A. J. Holmes, the music director for the show, is involved in the actual musical twice, first leaving his duties as the piano player to give Ron some Twizzlers (not Red Vines, which would not appear until the next musical), and second being threatened by Voldemort when he starts playing sad music to accompany Voldemort thinking about Quirrell.

==Musical numbers==

Act I
- "Goin' Back to Hogwarts" – Students of Hogwarts and Dumbledore
- "Different As Can Be (When I Rule the World)" – Voldemort and Quirrell
- "Ginny's Song" – Harry
- "Harry" – Ginny
- "Different As Can Be" (Reprise) – Voldemort and Quirrell
- "The Dragon Song" – Harry and the Hungarian Horntail
- "Ginny's Song Reprise (Cho's Song)" – Harry
- "Granger Danger" – Ron and Draco
- "To Dance Again!" – Voldemort, Quirrell and Death Eaters

Act II
- "Pigfarts" – Draco
- "Missing You" – Harry and Quirrell
- "Not Alone" – Ginny, Harry, Ron and Hermione
- "Voldemort is Goin' Down" – Ron, Hermione and Students of Hogwarts
- "Not Alone (Reprise)/Goin' Back to Hogwarts (Reprise)" – Everyone in the Wizarding World

- A rendition of "Granger Danger" performed by Darren Criss is played during the credits of the YouTube version of the production.

==Development==
While reading Harry Potter and the Goblet of Fire, Nick Lang and a few others attending the University of Michigan discussed the possibility of Draco Malfoy having a crush on Hermione Granger because of him constantly bullying her, and created the concept of a song "Granger Danger", which led to the idea of making a Harry Potter musical.

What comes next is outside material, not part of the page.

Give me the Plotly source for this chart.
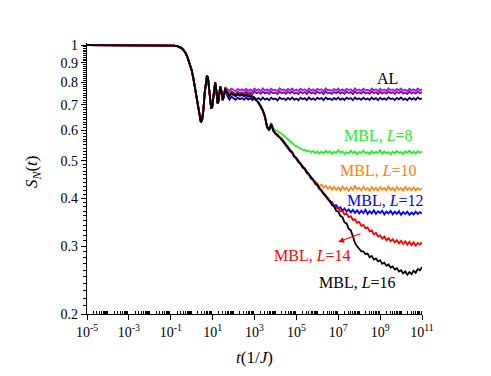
import numpy as np
import plotly.graph_objects as go

# ---- data (log10 of time in units of 1/J, and S_N(t)) ----
log_t_early = [-5, -4, -3, -2, -1.5, -1.2, -1.0, -0.85, -0.7, -0.6, -0.5, -0.4, -0.3, -0.2,
               -0.1, 0.0, 0.08, 0.16, 0.24, 0.32, 0.38, 0.44, 0.5, 0.56, 0.62, 0.68, 0.73,
               0.78, 0.83, 0.88, 0.93, 0.98, 1.03, 1.08, 1.12, 1.16, 1.2, 1.24, 1.28, 1.32,
               1.36, 1.4, 1.44, 1.48, 1.52]
s_early = [1.0, 1.0, 1.0, 1.0, 1.0, 0.9995, 0.999, 0.997, 0.994, 0.99, 0.984, 0.972, 0.955, 0.93,
           0.895, 0.86, 0.82, 0.77, 0.72, 0.675, 0.645, 0.63, 0.64, 0.68, 0.75, 0.815, 0.835,
           0.82, 0.77, 0.715, 0.685, 0.69, 0.74, 0.79, 0.80, 0.775, 0.73, 0.705, 0.715, 0.755,
           0.78, 0.77, 0.74, 0.72, 0.73]

log_t_tail = [round(1.6 + 0.1 * i, 1) for i in range(95)]  # 1.6 ... 11.0

al_violet = [
    0.778, 0.768, 0.760, 0.771, 0.764, 0.759, 0.769, 0.762, 0.768, 0.761,
    0.770, 0.761, 0.767, 0.759, 0.771, 0.763, 0.768, 0.760, 0.772, 0.762,
    0.767, 0.760, 0.770, 0.763, 0.766, 0.759, 0.772, 0.764, 0.767, 0.760,
    0.769, 0.762, 0.771, 0.761, 0.766, 0.760, 0.770, 0.763, 0.768, 0.759,
    0.771, 0.762, 0.767, 0.760, 0.770, 0.764, 0.768, 0.759, 0.772, 0.763,
    0.766, 0.760, 0.769, 0.762, 0.771, 0.761, 0.767, 0.760, 0.770, 0.764,
    0.768, 0.759, 0.772, 0.763, 0.767, 0.761, 0.770, 0.762, 0.766, 0.760,
    0.771, 0.763, 0.768, 0.759, 0.770, 0.762, 0.767, 0.761, 0.772, 0.764,
    0.767, 0.760, 0.769, 0.763, 0.771, 0.761, 0.766, 0.759, 0.770, 0.762,
    0.768, 0.761, 0.771, 0.763, 0.767]
al_purple = [
    0.772, 0.756, 0.746, 0.758, 0.751, 0.746, 0.756, 0.749, 0.754, 0.747,
    0.757, 0.748, 0.754, 0.746, 0.758, 0.750, 0.755, 0.747, 0.757, 0.749,
    0.754, 0.746, 0.757, 0.750, 0.753, 0.745, 0.758, 0.751, 0.754, 0.747,
    0.756, 0.749, 0.758, 0.748, 0.753, 0.746, 0.757, 0.750, 0.755, 0.746,
    0.758, 0.749, 0.754, 0.747, 0.757, 0.751, 0.755, 0.746, 0.758, 0.750,
    0.753, 0.747, 0.756, 0.749, 0.758, 0.748, 0.754, 0.747, 0.757, 0.751,
    0.755, 0.746, 0.758, 0.750, 0.754, 0.748, 0.757, 0.749, 0.753, 0.747,
    0.758, 0.750, 0.755, 0.746, 0.757, 0.749, 0.754, 0.748, 0.758, 0.751,
    0.754, 0.747, 0.756, 0.750, 0.758, 0.748, 0.753, 0.746, 0.757, 0.749,
    0.755, 0.748, 0.758, 0.750, 0.754]
al_navy = [
    0.762, 0.738, 0.722, 0.734, 0.727, 0.721, 0.730, 0.723, 0.728, 0.721,
    0.730, 0.722, 0.728, 0.719, 0.731, 0.723, 0.728, 0.720, 0.731, 0.722,
    0.727, 0.719, 0.730, 0.723, 0.726, 0.718, 0.731, 0.724, 0.727, 0.720,
    0.729, 0.722, 0.731, 0.721, 0.726, 0.719, 0.730, 0.723, 0.728, 0.719,
    0.731, 0.722, 0.727, 0.720, 0.730, 0.724, 0.728, 0.719, 0.731, 0.723,
    0.726, 0.720, 0.729, 0.722, 0.731, 0.721, 0.727, 0.720, 0.730, 0.724,
    0.728, 0.719, 0.731, 0.723, 0.727, 0.721, 0.730, 0.722, 0.726, 0.720,
    0.731, 0.723, 0.728, 0.719, 0.730, 0.722, 0.727, 0.721, 0.731, 0.724,
    0.727, 0.720, 0.729, 0.723, 0.731, 0.721, 0.726, 0.719, 0.730, 0.722,
    0.728, 0.721, 0.731, 0.723, 0.727]

mbl_L8 = [
    0.769, 0.749, 0.740, 0.751, 0.744, 0.739, 0.749, 0.742, 0.747, 0.740,
    0.745, 0.738, 0.742, 0.736, 0.729, 0.720, 0.709, 0.695, 0.677, 0.653,
    0.614, 0.606, 0.628, 0.607, 0.601, 0.598, 0.593, 0.588, 0.581, 0.575,
    0.568, 0.562, 0.556, 0.550, 0.546, 0.541, 0.539, 0.534, 0.535, 0.529,
    0.532, 0.526, 0.531, 0.524, 0.530, 0.522, 0.529, 0.523, 0.531, 0.525,
    0.530, 0.522, 0.528, 0.524, 0.533, 0.525, 0.529, 0.521, 0.527, 0.523,
    0.531, 0.524, 0.529, 0.520, 0.528, 0.525, 0.532, 0.523, 0.527, 0.521,
    0.530, 0.523, 0.528, 0.525, 0.533, 0.522, 0.529, 0.524, 0.527, 0.520,
    0.529, 0.523, 0.531, 0.524, 0.528, 0.521, 0.530, 0.525, 0.532, 0.523,
    0.529, 0.522, 0.530, 0.526, 0.528]
mbl_L10 = [
    0.767, 0.747, 0.739, 0.752, 0.743, 0.740, 0.747, 0.740, 0.745, 0.738,
    0.743, 0.736, 0.740, 0.734, 0.727, 0.718, 0.707, 0.692, 0.675, 0.651,
    0.611, 0.602, 0.621, 0.599, 0.589, 0.582, 0.577, 0.567, 0.560, 0.549,
    0.542, 0.531, 0.526, 0.513, 0.508, 0.497, 0.492, 0.481, 0.477, 0.466,
    0.461, 0.451, 0.446, 0.440, 0.438, 0.430, 0.434, 0.426, 0.431, 0.423,
    0.429, 0.421, 0.428, 0.420, 0.427, 0.419, 0.429, 0.421, 0.426, 0.418,
    0.427, 0.420, 0.431, 0.422, 0.426, 0.419, 0.428, 0.421, 0.425, 0.418,
    0.428, 0.420, 0.426, 0.417, 0.429, 0.421, 0.425, 0.419, 0.430, 0.420,
    0.426, 0.418, 0.428, 0.421, 0.425, 0.417, 0.429, 0.420, 0.426, 0.419,
    0.427, 0.419, 0.425, 0.421, 0.423]
mbl_L12 = [
    0.768, 0.745, 0.736, 0.748, 0.740, 0.736, 0.745, 0.738, 0.743, 0.736,
    0.741, 0.734, 0.738, 0.731, 0.726, 0.717, 0.706, 0.690, 0.674, 0.650,
    0.610, 0.600, 0.620, 0.598, 0.588, 0.581, 0.576, 0.566, 0.559, 0.548,
    0.541, 0.530, 0.525, 0.512, 0.507, 0.496, 0.491, 0.480, 0.476, 0.465,
    0.460, 0.450, 0.446, 0.436, 0.432, 0.422, 0.418, 0.411, 0.404, 0.401,
    0.392, 0.391, 0.382, 0.384, 0.376, 0.379, 0.371, 0.376, 0.369, 0.374,
    0.367, 0.373, 0.366, 0.372, 0.365, 0.371, 0.366, 0.373, 0.364, 0.370,
    0.365, 0.372, 0.364, 0.370, 0.366, 0.371, 0.363, 0.369, 0.365, 0.371,
    0.363, 0.369, 0.364, 0.370, 0.362, 0.368, 0.364, 0.369, 0.362, 0.367,
    0.363, 0.369, 0.364, 0.368, 0.365]
mbl_L14 = [
    0.772, 0.748, 0.742, 0.753, 0.742, 0.741, 0.751, 0.739, 0.748, 0.742,
    0.747, 0.739, 0.744, 0.733, 0.731, 0.716, 0.711, 0.691, 0.679, 0.648,
    0.616, 0.601, 0.622, 0.603, 0.587, 0.586, 0.575, 0.571, 0.558, 0.553,
    0.540, 0.535, 0.524, 0.517, 0.506, 0.501, 0.490, 0.485, 0.475, 0.470,
    0.459, 0.455, 0.445, 0.441, 0.431, 0.427, 0.417, 0.413, 0.404, 0.400,
    0.391, 0.388, 0.383, 0.377, 0.377, 0.370, 0.371, 0.363, 0.365, 0.357,
    0.359, 0.351, 0.353, 0.345, 0.347, 0.339, 0.341, 0.334, 0.336, 0.328,
    0.330, 0.322, 0.325, 0.318, 0.320, 0.314, 0.318, 0.311, 0.315, 0.309,
    0.313, 0.307, 0.311, 0.305, 0.310, 0.304, 0.309, 0.303, 0.308, 0.302,
    0.307, 0.301, 0.306, 0.303, 0.307]
mbl_L16 = [
    0.770, 0.752, 0.738, 0.750, 0.745, 0.738, 0.748, 0.741, 0.746, 0.739,
    0.744, 0.737, 0.741, 0.735, 0.728, 0.719, 0.708, 0.694, 0.676, 0.652,
    0.613, 0.604, 0.624, 0.600, 0.590, 0.583, 0.578, 0.568, 0.561, 0.550,
    0.543, 0.532, 0.527, 0.514, 0.509, 0.498, 0.493, 0.482, 0.478, 0.467,
    0.462, 0.452, 0.448, 0.438, 0.434, 0.424, 0.420, 0.410, 0.407, 0.397,
    0.394, 0.384, 0.381, 0.371, 0.369, 0.360, 0.357, 0.346, 0.344, 0.333,
    0.330, 0.318, 0.306, 0.300, 0.296, 0.291, 0.291, 0.286, 0.287, 0.281,
    0.283, 0.277, 0.279, 0.274, 0.276, 0.270, 0.272, 0.267, 0.269, 0.264,
    0.266, 0.261, 0.263, 0.258, 0.260, 0.255, 0.258, 0.253, 0.257, 0.254,
    0.259, 0.256, 0.262, 0.260, 0.265]

x_label_exponents = [-5, -3, -1, 1, 3, 5, 7, 9, 11]
y_tick_values = [0.2, 0.3, 0.4, 0.5, 0.6, 0.7, 0.8, 0.9, 1.0]
y_tick_labels = ["0.2", "0.3", "0.4", "0.5", "0.6", "0.7", "0.8", "0.9", "1"]

# ---- figure ----
FONT = "Liberation Serif, Times New Roman, serif"
t = 10 ** np.array(log_t_early + log_t_tail, dtype=float)

series = [
    (al_violet, "#9A1BF0"),
    (al_purple, "#8A008A"),
    (al_navy, "#00007F"),
    (mbl_L8, "#1FF21F"),
    (mbl_L10, "#FF8A1C"),
    (mbl_L12, "#0000FF"),
    (mbl_L14, "#FF0000"),
    (mbl_L16, "#000000"),
]

fig = go.Figure()
for tail, color in series:
    assert len(tail) == len(log_t_tail)
    fig.add_trace(go.Scatter(x=t, y=s_early + tail, mode="lines",
                             line=dict(color=color, width=1.8), showlegend=False,
                             hoverinfo="skip"))

x_ticktext = [f"10<sup>{k}</sup>" for k in x_label_exponents]
x_minor = [m * 10.0 ** k for k in range(-5, 11) for m in range(1, 10)
           if not (m == 1 and k in x_label_exponents)]
y_minor = [round(0.2 + 0.01 * i, 2) for i in range(1, 80)]
y_minor = [v for v in y_minor if round(v * 10, 6) != round(v * 10)]

fig.update_xaxes(type="log", range=[-5, 11], showline=True, linecolor="black", linewidth=1.2,
                 showgrid=False, zeroline=False, tickmode="array",
                 tickvals=[10.0 ** k for k in x_label_exponents], ticktext=x_ticktext,
                 ticks="outside", ticklen=5, tickwidth=1, tickcolor="black",
                 minor=dict(tickmode="array", tickvals=x_minor, ticks="inside", ticklen=3,
                            tickwidth=1, tickcolor="black"),
                 tickfont=dict(family=FONT, size=14, color="black"))
fig.update_yaxes(type="log", range=[np.log10(0.2), 0.0055], showline=True, linecolor="black",
                 linewidth=1.2, showgrid=False, zeroline=False, tickmode="array",
                 tickvals=y_tick_values, ticktext=y_tick_labels,
                 ticks="outside", ticklen=5, tickwidth=1, tickcolor="black",
                 minor=dict(tickmode="array", tickvals=y_minor, ticks="outside", ticklen=3,
                            tickwidth=1, tickcolor="black"),
                 tickfont=dict(family=FONT, size=14, color="black"))

labels = [
    ("AL", 9.33, -0.086, "black"),
    ("MBL, <i>L</i>=8", 8.90, -0.234, "#22EE22"),
    ("MBL, <i>L</i>=10", 8.90, -0.325, "#FF8000"),
    ("MBL, <i>L</i>=12", 9.28, -0.403, "#0000FF"),
    ("MBL, <i>L</i>=14", 5.75, -0.546, "#FF0000"),
    ("MBL, <i>L</i>=16", 7.94, -0.618, "black"),
]
for text, lx, ly, c in labels:
    fig.add_annotation(x=lx, y=ly, xref="x", yref="y", text=text, showarrow=False,
                       font=dict(family=FONT, size=16, color=c), xanchor="center",
                       yanchor="middle")

# red arrow near the L=14 label
fig.add_annotation(x=6.99, y=-0.512, ax=8.13, ay=-0.489, xref="x", yref="y", axref="x",
                   ayref="y", text="", showarrow=True, arrowhead=2, arrowsize=1,
                   arrowwidth=1.2, arrowcolor="#FF0000")

fig.add_annotation(x=-0.161, y=0.524, xref="paper", yref="paper",
                   text="<i>S</i><sub><i>N</i></sub>(<i>t</i>)", textangle=-90,
                   showarrow=False, font=dict(family=FONT, size=17, color="black"),
                   xanchor="center", yanchor="middle")
fig.add_annotation(x=0.501, y=-0.159, xref="paper", yref="paper",
                   text="<i>t</i>(1/<i>J</i>)", showarrow=False,
                   font=dict(family=FONT, size=17, color="black"),
                   xanchor="center", yanchor="middle")

# the page body adds an 8 px offset, so margins are reduced on the left/top
fig.update_layout(width=491, height=376, margin=dict(l=79, r=77, t=35, b=70),
                  paper_bgcolor="white", plot_bgcolor="white")

fig.write_html("out.html")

When the script was being written, they asked Darren Criss if they could use his songs "Sami", which was originally written for the web series Little White Lie, and "Not Alone", which they ended up using as a model for the show.

==Productions==
Harry Potter: The Musical was performed April 9–11, 2009, on the University of Michigan campus. Soon after, the group posted the entire musical on YouTube. However, it was later taken down and edited to make it less inappropriate for the younger audiences, but was posted again, slightly edited and under the new name A Very Potter Musical in late June 2009. As of March 2018, the production in its entirety has around 100 million views.

Due to the nature of the musical, Team Starkid is allowed by Warner Brothers to host the musical on their channel and owns the rights to the songs and script, but as they do not own the rights to the Harry Potter characters they cannot make money off of the production, nor can they give the rights for the show to any other production company: the University of Michigan version is the only "official" production. This has not stopped unauthorized productions from being performed elsewhere, also done non-profit.

==Recording==

A cast recording of the production was released in 2009 through the StarKid Productions website. All of the songs featured on stage are present on the recording. The group also released the album through Bandcamp on July 29, 2010.

== Sequels ==

Two other musicals entitled A Very Potter Sequel and A Very Potter Senior Year were released by Starkid in 2010 and 2012 respectively.

==Critical reception==
Entertainment Weekly named the musical one of the 10 Best Viral Videos of 2009.